[START]
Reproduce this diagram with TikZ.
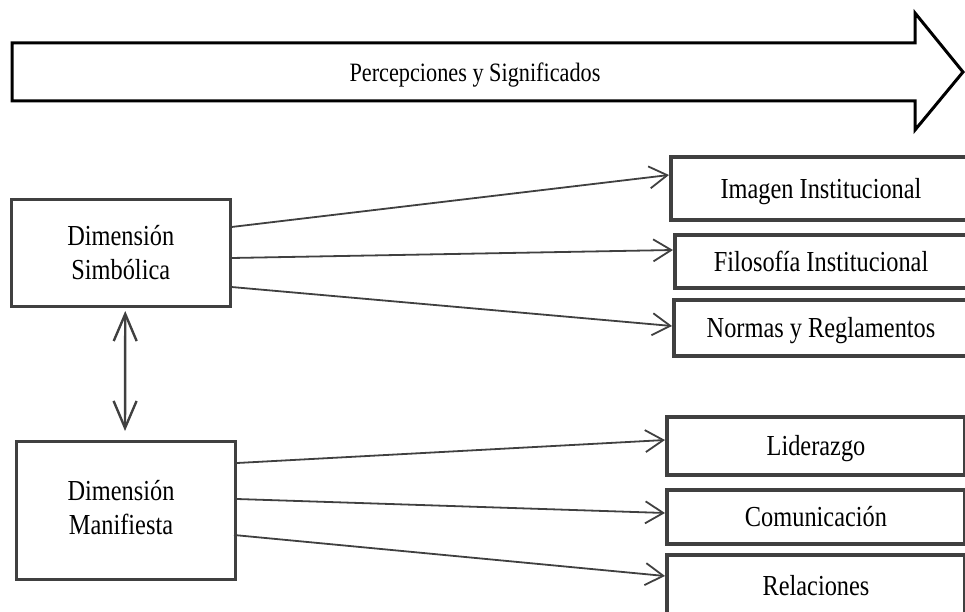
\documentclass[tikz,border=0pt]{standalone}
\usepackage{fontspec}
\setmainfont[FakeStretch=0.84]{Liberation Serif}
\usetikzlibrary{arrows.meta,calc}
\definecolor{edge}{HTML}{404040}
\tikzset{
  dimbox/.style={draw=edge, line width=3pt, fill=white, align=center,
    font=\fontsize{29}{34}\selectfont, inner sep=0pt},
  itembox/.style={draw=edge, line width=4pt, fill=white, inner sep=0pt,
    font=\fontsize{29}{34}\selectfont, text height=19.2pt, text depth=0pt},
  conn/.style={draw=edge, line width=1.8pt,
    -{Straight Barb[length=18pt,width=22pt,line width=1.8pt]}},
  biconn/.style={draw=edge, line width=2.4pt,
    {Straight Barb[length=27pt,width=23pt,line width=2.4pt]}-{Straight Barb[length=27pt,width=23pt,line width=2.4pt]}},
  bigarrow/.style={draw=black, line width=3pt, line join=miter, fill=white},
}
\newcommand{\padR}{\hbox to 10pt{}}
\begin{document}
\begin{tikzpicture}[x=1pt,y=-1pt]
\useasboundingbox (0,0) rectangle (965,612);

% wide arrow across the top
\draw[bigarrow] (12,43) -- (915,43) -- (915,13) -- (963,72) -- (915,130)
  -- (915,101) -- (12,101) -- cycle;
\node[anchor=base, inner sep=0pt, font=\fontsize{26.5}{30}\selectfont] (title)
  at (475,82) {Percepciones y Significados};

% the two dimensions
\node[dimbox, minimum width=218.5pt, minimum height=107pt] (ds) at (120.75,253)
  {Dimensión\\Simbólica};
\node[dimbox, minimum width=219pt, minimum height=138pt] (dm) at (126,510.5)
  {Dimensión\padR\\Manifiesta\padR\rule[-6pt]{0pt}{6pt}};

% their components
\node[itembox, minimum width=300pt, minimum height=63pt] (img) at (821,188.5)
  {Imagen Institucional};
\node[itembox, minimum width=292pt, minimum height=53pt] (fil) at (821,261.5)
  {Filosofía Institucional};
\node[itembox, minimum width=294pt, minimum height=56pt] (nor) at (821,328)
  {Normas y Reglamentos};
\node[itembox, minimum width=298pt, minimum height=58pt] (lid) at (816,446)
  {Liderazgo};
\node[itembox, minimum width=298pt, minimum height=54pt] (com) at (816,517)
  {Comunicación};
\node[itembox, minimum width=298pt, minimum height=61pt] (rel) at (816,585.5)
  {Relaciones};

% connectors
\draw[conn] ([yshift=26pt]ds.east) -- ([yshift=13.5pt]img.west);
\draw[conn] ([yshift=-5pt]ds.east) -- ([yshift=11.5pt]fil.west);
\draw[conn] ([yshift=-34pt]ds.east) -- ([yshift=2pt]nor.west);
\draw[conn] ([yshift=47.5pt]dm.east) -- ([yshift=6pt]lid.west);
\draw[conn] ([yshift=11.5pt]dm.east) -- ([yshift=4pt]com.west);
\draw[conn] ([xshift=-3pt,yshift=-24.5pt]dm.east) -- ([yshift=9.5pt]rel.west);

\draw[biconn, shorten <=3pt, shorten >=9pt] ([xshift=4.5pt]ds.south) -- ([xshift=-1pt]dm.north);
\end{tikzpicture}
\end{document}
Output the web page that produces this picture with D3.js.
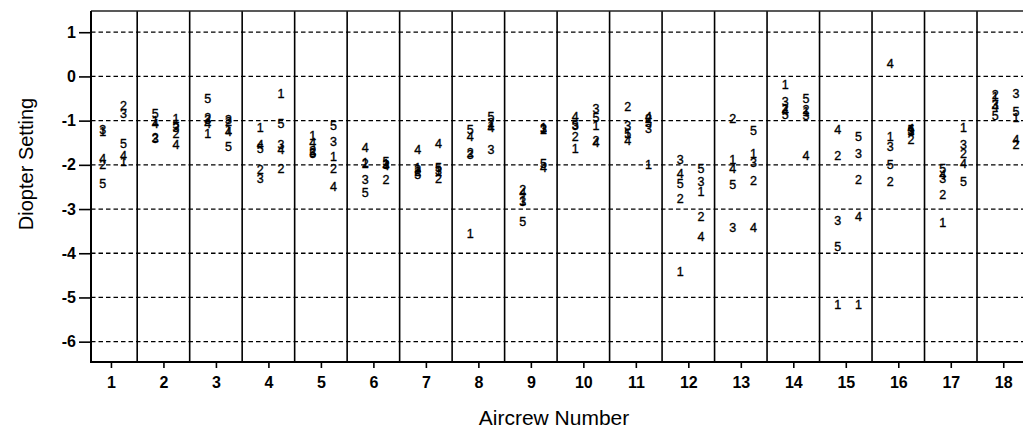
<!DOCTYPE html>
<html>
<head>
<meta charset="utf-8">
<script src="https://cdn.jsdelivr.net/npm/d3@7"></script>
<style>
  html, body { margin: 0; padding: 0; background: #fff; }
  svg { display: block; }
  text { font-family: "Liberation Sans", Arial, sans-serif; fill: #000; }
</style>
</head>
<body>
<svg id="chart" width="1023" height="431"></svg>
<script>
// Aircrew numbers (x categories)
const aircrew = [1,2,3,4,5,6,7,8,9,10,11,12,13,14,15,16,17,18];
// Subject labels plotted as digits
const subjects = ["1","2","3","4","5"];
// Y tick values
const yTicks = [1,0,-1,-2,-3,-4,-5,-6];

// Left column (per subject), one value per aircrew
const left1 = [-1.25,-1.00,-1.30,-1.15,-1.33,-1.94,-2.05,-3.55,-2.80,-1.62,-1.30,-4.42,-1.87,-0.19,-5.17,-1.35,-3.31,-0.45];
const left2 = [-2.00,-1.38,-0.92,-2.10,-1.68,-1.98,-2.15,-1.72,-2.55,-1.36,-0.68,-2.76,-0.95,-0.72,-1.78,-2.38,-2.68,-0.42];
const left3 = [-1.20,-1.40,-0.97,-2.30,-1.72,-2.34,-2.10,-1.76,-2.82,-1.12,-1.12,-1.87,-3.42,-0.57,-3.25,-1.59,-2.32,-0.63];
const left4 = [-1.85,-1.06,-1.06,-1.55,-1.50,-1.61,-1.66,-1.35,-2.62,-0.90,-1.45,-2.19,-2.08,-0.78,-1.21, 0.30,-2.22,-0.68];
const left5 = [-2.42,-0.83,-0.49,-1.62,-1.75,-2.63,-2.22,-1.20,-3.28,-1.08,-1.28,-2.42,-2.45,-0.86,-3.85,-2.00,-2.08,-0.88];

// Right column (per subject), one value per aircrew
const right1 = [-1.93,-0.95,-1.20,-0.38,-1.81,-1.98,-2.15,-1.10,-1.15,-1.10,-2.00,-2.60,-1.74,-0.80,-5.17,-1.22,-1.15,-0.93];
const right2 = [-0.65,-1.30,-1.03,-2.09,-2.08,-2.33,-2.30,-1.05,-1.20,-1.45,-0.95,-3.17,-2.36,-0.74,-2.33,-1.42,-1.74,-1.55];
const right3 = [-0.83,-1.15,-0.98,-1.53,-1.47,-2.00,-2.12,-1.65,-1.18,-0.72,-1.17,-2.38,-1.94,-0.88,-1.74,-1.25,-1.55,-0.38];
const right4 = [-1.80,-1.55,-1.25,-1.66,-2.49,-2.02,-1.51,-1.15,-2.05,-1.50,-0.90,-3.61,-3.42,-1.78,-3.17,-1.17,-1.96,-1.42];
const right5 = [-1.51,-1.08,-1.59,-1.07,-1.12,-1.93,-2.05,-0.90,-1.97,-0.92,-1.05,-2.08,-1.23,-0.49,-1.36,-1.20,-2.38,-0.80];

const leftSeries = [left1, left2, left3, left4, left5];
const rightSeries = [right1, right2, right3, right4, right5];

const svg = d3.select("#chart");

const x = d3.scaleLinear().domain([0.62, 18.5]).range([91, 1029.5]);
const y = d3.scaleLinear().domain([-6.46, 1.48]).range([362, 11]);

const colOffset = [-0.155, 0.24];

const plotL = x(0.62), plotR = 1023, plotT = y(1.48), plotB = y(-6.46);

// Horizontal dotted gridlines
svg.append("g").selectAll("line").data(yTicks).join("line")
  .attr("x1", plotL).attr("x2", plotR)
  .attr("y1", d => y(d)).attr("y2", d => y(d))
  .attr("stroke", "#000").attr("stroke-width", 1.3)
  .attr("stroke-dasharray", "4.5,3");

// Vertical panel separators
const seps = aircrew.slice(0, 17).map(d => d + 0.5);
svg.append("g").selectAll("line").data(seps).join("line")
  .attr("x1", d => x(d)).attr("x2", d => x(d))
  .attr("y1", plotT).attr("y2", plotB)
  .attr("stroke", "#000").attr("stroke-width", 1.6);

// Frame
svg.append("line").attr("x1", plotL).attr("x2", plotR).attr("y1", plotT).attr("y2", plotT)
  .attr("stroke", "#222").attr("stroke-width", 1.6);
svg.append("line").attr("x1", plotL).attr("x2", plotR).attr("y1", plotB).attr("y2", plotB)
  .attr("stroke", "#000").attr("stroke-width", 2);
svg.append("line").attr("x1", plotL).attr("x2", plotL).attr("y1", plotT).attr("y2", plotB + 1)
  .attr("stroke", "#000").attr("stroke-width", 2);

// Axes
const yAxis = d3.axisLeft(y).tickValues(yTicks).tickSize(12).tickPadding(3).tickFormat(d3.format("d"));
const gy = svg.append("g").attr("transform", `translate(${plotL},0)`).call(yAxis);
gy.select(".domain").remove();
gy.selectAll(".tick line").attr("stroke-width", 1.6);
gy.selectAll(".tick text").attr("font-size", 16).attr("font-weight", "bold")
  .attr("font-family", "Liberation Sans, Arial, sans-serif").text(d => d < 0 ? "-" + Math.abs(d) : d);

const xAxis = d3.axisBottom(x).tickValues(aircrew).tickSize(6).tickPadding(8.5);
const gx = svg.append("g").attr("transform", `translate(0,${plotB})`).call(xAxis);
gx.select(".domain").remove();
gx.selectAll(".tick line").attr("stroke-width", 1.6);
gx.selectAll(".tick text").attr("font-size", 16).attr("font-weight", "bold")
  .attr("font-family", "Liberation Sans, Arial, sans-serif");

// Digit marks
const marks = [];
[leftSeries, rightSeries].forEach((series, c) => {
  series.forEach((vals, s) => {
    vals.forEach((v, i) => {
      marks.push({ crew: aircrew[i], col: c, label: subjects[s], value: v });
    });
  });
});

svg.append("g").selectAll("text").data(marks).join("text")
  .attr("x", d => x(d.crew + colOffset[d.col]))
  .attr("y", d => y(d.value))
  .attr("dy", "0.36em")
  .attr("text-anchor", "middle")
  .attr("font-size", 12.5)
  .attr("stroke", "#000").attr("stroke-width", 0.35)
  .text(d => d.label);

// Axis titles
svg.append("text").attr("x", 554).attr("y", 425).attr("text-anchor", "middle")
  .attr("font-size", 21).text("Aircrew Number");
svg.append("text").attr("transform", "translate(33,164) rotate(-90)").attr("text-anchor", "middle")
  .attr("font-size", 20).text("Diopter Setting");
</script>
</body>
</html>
[END]
• Exercise directions:
Leaving out all pictures, set down exactly the lines of the material above, from the line with "Output the web" to the line with "const yTicks = [1,0,-1,-2,-3,-4,-5,-6];" inclusive, and no others.

• Output of the exercise:
Output the web page that produces this picture with D3.js.
<!DOCTYPE html>
<html>
<head>
<meta charset="utf-8">
<script src="https://cdn.jsdelivr.net/npm/d3@7"></script>
<style>
  html, body { margin: 0; padding: 0; background: #fff; }
  svg { display: block; }
  text { font-family: "Liberation Sans", Arial, sans-serif; fill: #000; }
</style>
</head>
<body>
<svg id="chart" width="1023" height="431"></svg>
<script>
// Aircrew numbers (x categories)
const aircrew = [1,2,3,4,5,6,7,8,9,10,11,12,13,14,15,16,17,18];
// Subject labels plotted as digits
const subjects = ["1","2","3","4","5"];
// Y tick values
const yTicks = [1,0,-1,-2,-3,-4,-5,-6];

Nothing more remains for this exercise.